WORK TO DO: Copy exactly the lines from the start of the material through the line with "L770,352 L770,357 L810,357". Pictures stay out of the copy.

RECORDED DATA:
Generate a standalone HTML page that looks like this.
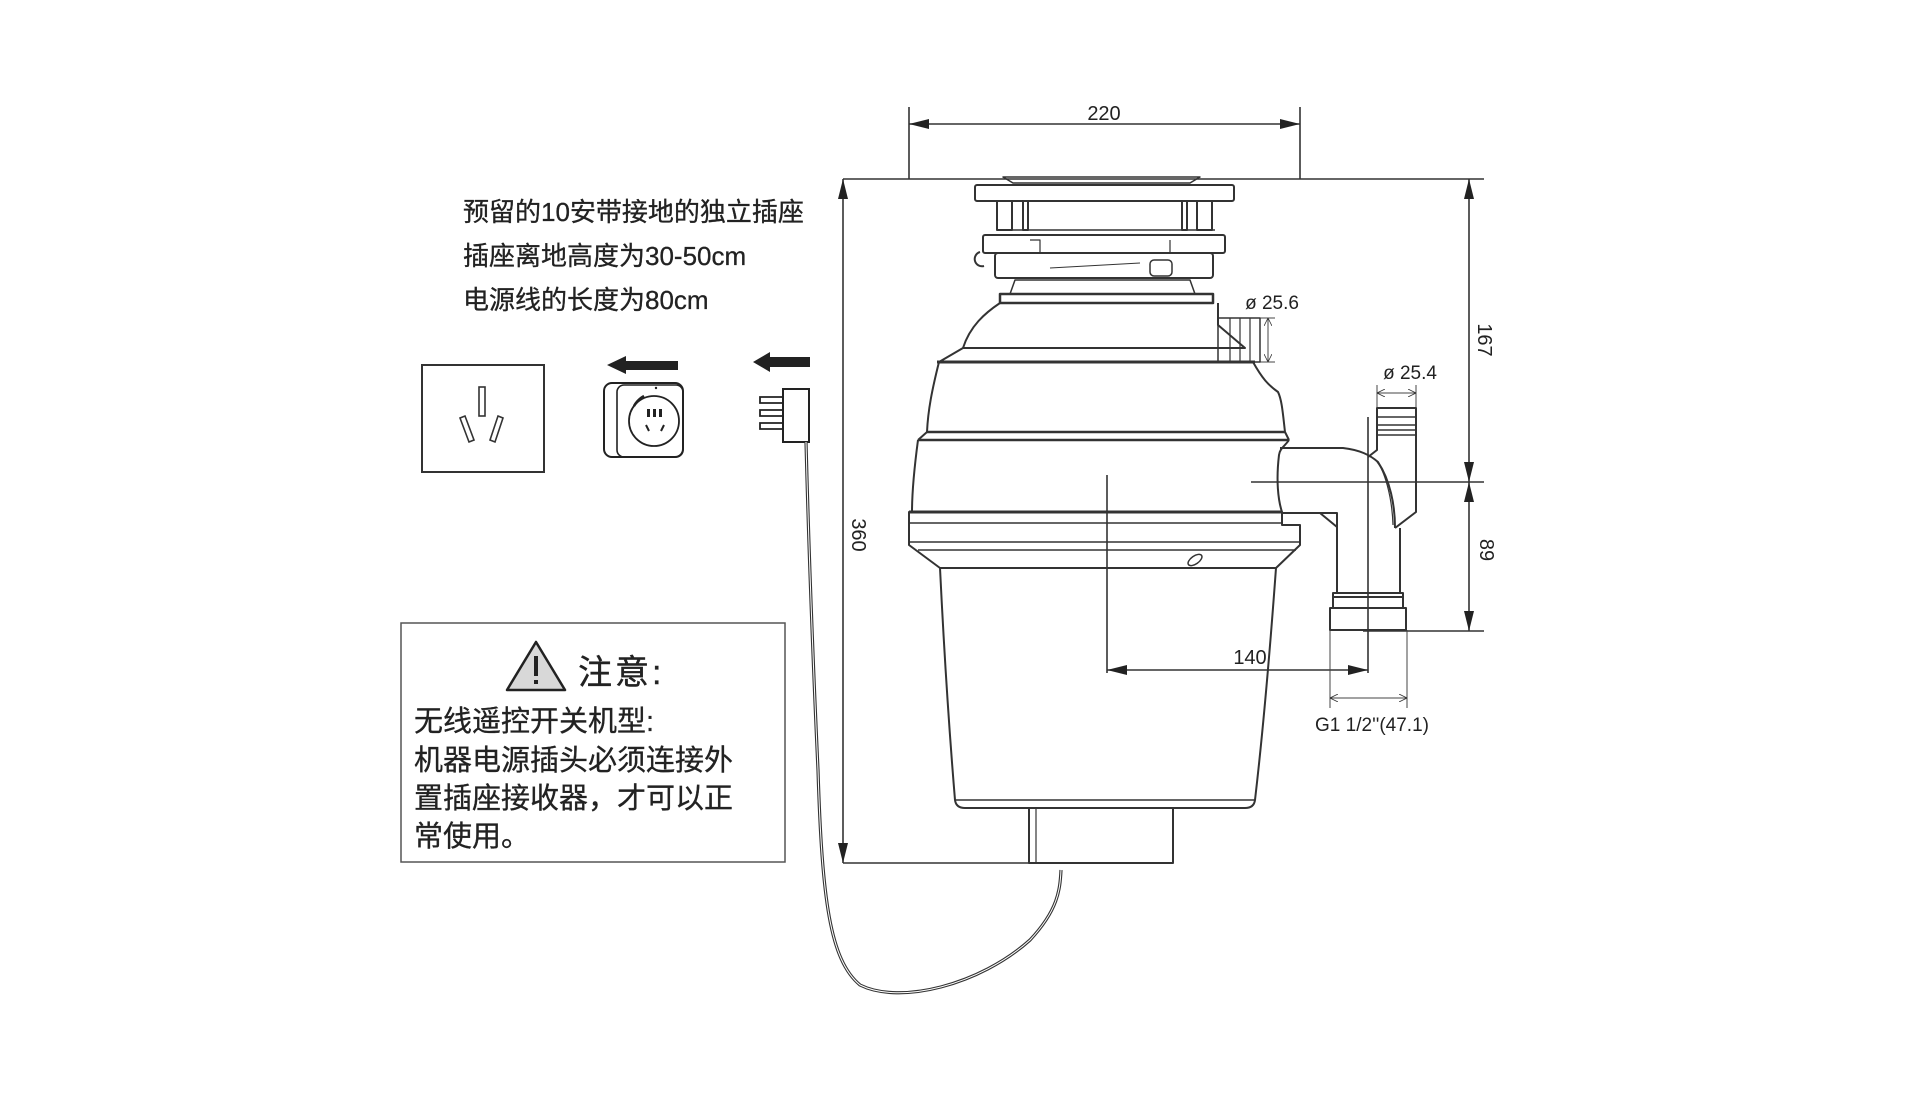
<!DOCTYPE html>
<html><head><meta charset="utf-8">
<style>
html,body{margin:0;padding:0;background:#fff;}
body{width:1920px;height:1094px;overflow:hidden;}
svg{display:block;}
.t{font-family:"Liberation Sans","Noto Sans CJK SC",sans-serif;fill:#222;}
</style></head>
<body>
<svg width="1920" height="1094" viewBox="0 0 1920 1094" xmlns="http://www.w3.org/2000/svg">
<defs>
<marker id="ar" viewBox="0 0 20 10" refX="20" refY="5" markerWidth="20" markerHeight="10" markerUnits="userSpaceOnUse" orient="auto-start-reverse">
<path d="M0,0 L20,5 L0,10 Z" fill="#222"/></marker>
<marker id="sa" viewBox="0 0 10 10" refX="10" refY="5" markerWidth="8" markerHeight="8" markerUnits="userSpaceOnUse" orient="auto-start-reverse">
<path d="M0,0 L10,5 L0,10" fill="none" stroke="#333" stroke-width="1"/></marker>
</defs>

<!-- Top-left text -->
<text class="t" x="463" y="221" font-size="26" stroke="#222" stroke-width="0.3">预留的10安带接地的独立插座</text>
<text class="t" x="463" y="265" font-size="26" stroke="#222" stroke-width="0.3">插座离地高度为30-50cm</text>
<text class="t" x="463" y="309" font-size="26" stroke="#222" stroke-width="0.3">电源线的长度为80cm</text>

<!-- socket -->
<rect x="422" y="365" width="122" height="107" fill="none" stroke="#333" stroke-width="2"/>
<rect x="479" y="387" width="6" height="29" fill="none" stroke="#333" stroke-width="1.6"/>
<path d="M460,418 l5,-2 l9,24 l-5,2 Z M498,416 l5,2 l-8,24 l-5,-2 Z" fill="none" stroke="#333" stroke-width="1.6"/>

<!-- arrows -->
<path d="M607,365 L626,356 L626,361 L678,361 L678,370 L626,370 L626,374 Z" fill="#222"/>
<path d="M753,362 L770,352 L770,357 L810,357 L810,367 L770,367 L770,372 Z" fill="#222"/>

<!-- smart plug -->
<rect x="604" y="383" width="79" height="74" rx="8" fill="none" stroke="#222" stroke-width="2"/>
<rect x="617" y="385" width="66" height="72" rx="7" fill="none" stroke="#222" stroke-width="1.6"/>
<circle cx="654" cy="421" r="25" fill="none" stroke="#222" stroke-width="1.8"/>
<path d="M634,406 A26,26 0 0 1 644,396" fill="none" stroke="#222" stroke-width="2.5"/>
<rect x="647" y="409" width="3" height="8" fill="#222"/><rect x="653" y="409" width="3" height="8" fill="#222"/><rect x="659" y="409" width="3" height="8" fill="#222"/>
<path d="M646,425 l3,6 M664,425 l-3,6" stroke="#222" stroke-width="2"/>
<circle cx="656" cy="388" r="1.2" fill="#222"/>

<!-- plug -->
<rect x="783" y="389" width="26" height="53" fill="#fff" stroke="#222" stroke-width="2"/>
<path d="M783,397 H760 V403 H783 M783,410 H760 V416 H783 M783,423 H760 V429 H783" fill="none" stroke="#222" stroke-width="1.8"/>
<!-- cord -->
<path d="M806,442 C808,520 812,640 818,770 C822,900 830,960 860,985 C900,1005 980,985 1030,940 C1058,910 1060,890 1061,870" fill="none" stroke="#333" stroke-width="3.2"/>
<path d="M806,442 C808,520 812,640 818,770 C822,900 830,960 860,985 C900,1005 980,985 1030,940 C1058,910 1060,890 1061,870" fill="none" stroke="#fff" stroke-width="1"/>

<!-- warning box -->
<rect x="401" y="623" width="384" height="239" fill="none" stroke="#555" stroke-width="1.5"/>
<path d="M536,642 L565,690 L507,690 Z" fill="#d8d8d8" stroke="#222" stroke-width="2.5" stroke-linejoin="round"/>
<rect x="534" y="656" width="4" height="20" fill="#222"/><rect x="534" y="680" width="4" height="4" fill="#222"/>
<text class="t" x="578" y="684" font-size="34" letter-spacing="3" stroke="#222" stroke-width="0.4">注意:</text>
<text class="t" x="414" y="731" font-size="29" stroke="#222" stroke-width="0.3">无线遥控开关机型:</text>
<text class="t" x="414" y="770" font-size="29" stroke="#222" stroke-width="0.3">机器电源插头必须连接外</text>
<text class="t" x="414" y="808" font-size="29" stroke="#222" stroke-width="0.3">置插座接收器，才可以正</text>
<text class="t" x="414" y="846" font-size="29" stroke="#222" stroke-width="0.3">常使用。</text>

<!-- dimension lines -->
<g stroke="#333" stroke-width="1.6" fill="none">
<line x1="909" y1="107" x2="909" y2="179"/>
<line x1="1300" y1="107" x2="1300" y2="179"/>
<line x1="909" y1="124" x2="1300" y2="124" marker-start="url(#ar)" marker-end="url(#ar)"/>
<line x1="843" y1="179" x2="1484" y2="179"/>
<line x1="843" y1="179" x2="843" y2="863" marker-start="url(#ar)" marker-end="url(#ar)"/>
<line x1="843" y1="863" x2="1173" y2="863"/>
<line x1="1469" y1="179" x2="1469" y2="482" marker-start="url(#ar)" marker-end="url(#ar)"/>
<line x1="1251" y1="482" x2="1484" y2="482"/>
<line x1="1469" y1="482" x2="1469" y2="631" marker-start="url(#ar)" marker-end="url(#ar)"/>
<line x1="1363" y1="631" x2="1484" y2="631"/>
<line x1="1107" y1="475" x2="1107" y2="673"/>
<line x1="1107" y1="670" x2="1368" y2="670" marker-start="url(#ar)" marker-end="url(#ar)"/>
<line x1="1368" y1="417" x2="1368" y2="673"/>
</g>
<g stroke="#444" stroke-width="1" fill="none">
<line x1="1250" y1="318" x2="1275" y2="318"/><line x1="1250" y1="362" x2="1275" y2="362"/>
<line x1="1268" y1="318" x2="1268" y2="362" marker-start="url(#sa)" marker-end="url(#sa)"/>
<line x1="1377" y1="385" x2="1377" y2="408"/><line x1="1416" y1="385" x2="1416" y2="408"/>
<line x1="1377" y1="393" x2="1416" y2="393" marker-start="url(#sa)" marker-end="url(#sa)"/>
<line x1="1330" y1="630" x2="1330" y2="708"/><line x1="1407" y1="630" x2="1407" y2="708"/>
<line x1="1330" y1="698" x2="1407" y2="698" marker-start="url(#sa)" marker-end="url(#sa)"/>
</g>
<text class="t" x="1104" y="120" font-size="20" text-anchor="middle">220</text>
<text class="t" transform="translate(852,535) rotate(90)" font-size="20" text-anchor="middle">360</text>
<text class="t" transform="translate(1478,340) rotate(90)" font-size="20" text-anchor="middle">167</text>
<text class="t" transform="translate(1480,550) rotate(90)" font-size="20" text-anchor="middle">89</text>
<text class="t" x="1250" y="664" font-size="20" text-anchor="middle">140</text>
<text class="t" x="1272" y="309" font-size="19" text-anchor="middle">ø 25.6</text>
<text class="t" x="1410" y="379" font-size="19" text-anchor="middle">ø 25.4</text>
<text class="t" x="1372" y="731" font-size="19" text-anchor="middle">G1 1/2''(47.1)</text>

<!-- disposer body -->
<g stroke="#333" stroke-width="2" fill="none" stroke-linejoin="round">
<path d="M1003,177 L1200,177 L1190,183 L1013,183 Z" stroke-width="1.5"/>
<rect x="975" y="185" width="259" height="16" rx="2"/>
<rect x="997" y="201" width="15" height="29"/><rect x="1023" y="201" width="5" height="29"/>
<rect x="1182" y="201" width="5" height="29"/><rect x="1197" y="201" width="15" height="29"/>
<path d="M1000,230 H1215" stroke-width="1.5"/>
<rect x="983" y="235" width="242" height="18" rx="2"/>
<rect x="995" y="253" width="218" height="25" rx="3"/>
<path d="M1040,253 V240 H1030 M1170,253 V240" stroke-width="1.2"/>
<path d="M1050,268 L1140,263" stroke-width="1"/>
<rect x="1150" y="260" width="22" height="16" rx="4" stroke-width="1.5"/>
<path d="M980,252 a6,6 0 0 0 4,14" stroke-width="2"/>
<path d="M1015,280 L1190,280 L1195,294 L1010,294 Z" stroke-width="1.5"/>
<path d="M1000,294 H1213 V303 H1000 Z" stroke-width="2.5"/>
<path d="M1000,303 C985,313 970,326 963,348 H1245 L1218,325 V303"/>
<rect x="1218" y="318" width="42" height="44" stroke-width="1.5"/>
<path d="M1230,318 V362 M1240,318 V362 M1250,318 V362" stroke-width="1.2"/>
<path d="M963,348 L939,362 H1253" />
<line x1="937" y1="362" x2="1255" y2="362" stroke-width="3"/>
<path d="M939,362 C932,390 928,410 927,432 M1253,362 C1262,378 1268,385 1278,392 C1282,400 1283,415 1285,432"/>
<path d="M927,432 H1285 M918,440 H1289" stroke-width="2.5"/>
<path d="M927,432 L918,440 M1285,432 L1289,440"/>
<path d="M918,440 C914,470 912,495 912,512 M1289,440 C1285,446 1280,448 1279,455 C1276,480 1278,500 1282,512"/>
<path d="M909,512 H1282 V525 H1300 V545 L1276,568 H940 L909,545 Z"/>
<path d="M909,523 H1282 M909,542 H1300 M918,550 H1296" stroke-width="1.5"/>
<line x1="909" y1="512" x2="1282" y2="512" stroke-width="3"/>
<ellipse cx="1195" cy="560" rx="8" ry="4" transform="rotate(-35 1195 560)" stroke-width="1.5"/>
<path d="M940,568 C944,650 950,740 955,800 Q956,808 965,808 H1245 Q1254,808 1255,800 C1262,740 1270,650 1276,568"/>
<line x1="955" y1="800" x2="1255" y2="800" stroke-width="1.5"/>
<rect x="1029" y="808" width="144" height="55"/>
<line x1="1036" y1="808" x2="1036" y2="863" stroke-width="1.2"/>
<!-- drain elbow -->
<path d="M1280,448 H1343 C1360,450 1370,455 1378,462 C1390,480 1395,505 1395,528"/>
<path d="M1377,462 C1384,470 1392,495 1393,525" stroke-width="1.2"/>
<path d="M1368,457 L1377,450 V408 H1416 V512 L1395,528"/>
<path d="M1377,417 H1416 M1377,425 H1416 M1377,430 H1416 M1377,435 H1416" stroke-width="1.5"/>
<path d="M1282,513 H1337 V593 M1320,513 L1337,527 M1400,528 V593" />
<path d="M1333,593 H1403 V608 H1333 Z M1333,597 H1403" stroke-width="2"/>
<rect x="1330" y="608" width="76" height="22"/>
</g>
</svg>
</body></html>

SOLUTION:
Generate a standalone HTML page that looks like this.
<!DOCTYPE html>
<html><head><meta charset="utf-8">
<style>
html,body{margin:0;padding:0;background:#fff;}
body{width:1920px;height:1094px;overflow:hidden;}
svg{display:block;}
.t{font-family:"Liberation Sans","Noto Sans CJK SC",sans-serif;fill:#222;}
</style></head>
<body>
<svg width="1920" height="1094" viewBox="0 0 1920 1094" xmlns="http://www.w3.org/2000/svg">
<defs>
<marker id="ar" viewBox="0 0 20 10" refX="20" refY="5" markerWidth="20" markerHeight="10" markerUnits="userSpaceOnUse" orient="auto-start-reverse">
<path d="M0,0 L20,5 L0,10 Z" fill="#222"/></marker>
<marker id="sa" viewBox="0 0 10 10" refX="10" refY="5" markerWidth="8" markerHeight="8" markerUnits="userSpaceOnUse" orient="auto-start-reverse">
<path d="M0,0 L10,5 L0,10" fill="none" stroke="#333" stroke-width="1"/></marker>
</defs>

<!-- Top-left text -->
<text class="t" x="463" y="221" font-size="26" stroke="#222" stroke-width="0.3">预留的10安带接地的独立插座</text>
<text class="t" x="463" y="265" font-size="26" stroke="#222" stroke-width="0.3">插座离地高度为30-50cm</text>
<text class="t" x="463" y="309" font-size="26" stroke="#222" stroke-width="0.3">电源线的长度为80cm</text>

<!-- socket -->
<rect x="422" y="365" width="122" height="107" fill="none" stroke="#333" stroke-width="2"/>
<rect x="479" y="387" width="6" height="29" fill="none" stroke="#333" stroke-width="1.6"/>
<path d="M460,418 l5,-2 l9,24 l-5,2 Z M498,416 l5,2 l-8,24 l-5,-2 Z" fill="none" stroke="#333" stroke-width="1.6"/>

<!-- arrows -->
<path d="M607,365 L626,356 L626,361 L678,361 L678,370 L626,370 L626,374 Z" fill="#222"/>
<path d="M753,362 L770,352 L770,357 L810,357 L810,367 L770,367 L770,372 Z" fill="#222"/>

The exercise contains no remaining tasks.